Managing the culinary program

Managing the culinary program

As many operators of community-based residential facilities are aware, the culinary program can be the bane of your existence. Food quality or they lack thereof is one of the most common complaints from residents and families. The dietary program is a difficult arena because you are balancing so many different things. There is the health code for restaurants, resident’s personal food preferences, and the operational aspect of providing those meals. While the facility may not be considered a ‘4-star Michelin restaurant’ you can rest assured following the following regulations, provided by the Wisconsin Department of Health and Family Services, will keep you in the clear for any potential issues with state surveyors:

DHS 83.41Food service.

(1)  General requirements.

(a) Food supply.

  1. The CBRF shall maintain a food supply that is adequate to meet the needs of the residents.
  2. Food shall be obtained from acceptable sources.

(b) Equipment. The CBRF shall store equipment and utensils in a clean manner and shall maintain all utensils and equipment in good repair.

(c) Dishwashing.

  1. Whether washed by hand or mechanical means, all equipment and utensils shall be cleaned using separate steps for pre-washing, washing, rinsing and sanitizing. Residential dishwashers may be used in kitchens serving 20 or fewer residents. Kitchens serving 21 or more residents shall have a commercial type dishwasher for washing and sanitizing equipment and utensils in accordance with standard practices described in the Wisconsin food code.
  2. A 3-compartment sink for washing, rinsing and sanitizing utensils, with drain boards at each end is required for all large facilities with a central kitchen. Washing, rinsing and sanitizing procedures shall be in accordance with standard practices described in the Wisconsin food code. In addition, a single compartment sink or overhead spray wash located adjacent to the soiled drain board is required for pre-washing.

(2) Nutrition.

(a) Diets.

  1. The CBRF shall provide each resident with palatable food that meets the recommended dietary allowance based on current dietary guidelines for Americans and any special dietary needs of each resident.
  2. The CBRF shall provide a therapeutic diet as ordered by a resident’s physician.

Note: To obtain information on the Dietary Guidelines for Americans, see www.usda.gov/cnpp.

(b) Meals.

  1. The CBRF shall provide meals that are routinely served family or restaurant style, unless contraindicated in a resident’s individual service plan or for short-term medical needs.
  2. The CBRF shall provide at least 3 meals a day, unless otherwise arranged according to the program statement or the resident’s individual service plan. A nutritious snack shall be offered in the evening or more often as consistent with the resident’s dietary needs.
  3. If a resident is away from the CBRF during the time a meal is served, the CBRF shall offer food to the resident on the resident’s return.

(c) Menus.

  1. The CBRF shall make reasonable adjustments to the menu for individual resident’s food likes, habits, customs, conditions and appetites.
  2. The CBRF shall prepare weekly written menus and shall make menus available to residents. Deviations from the planned menu shall be documented on the menu.

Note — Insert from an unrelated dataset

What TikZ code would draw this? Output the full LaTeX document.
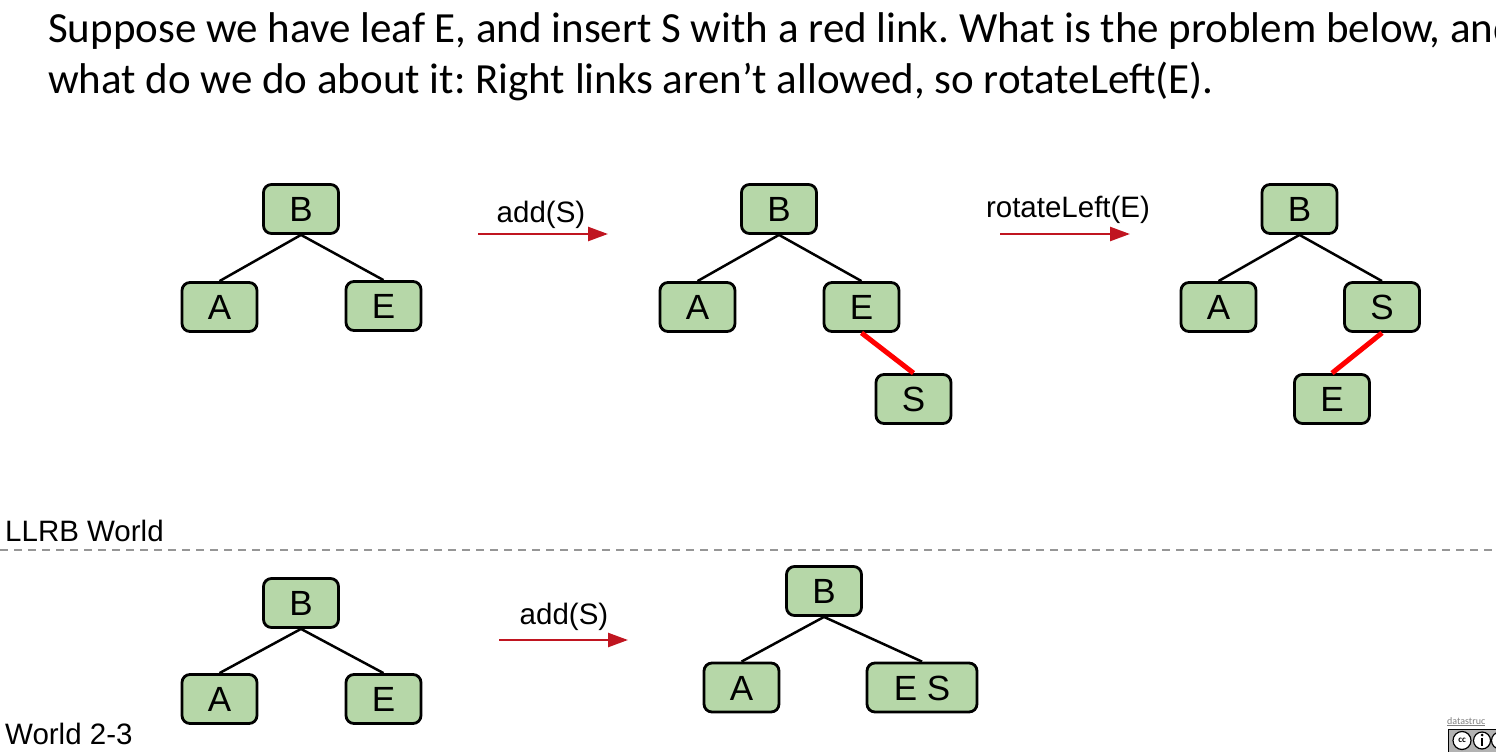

(3) Sanitation and safety.

(a) Infection control.

  1. Each employee who prepares or serves food shall be free from open, infected wounds and from communicable disease and shall maintain clean and safe work habits.
  2. The CBRF shall provide hand-washing facilities in the kitchen for use by food handlers. Use of a common towel is prohibited.

(b) Food safety. Whether food is prepared at the CBRF or off-site, the CBRF shall store, prepare, distribute and serve food under sanitary conditions for the prevention of food borne illnesses, including food prepared off-site, according to all of the following:

  1. The CBRF shall refrigerate all foods requiring refrigeration at or below 40°F. Food shall be covered and stored in a sanitary manner.
  2. The CBRF shall maintain freezing units at 0°F or below. Frozen foods shall be packaged, labeled and dated.
  3. The CBRF shall hold hot foods at 140°F or above and shall hold cold foods at 40°F or below until serving.

(c) Reporting. The CBRF is required under s. DHS 145.04 to report suspected incidents of food borne disease to the local public health officer.

Top Takeaways:

  • The CBRF shall provide a therapeutic diet as ordered by a resident’s physician.

The facility must take the varying needs of residents due to their medical and dietary needs. Having a culinary program that is flexible and accommodating is key to avoiding potential issues.

  • (b)Food safety. Whether food is prepared at the CBRF or off-site, the CBRF shall store, prepare, distribute and serve food under sanitary conditions for the prevention of food borne illnesses, including food prepared off-site, according to all of the following: 1-3

This reg is one that is required to meet the standard of both the DHFS as well as the department of health. Pretty standard stuff, but it deals with health safety due to the potential issues of spoilage and cross-contamination of raw food products.

Pro Tip:

  1. Ensure your dietary team is well versed in sanitation, cross-contamination, and general food handling procedures. Rest assured they will be quizzed by the survey team.
  2. Ask your residents what they would like to see on the menu. This will drastically improve the satisfaction of your foodservice program if residents are giving input into their food choices.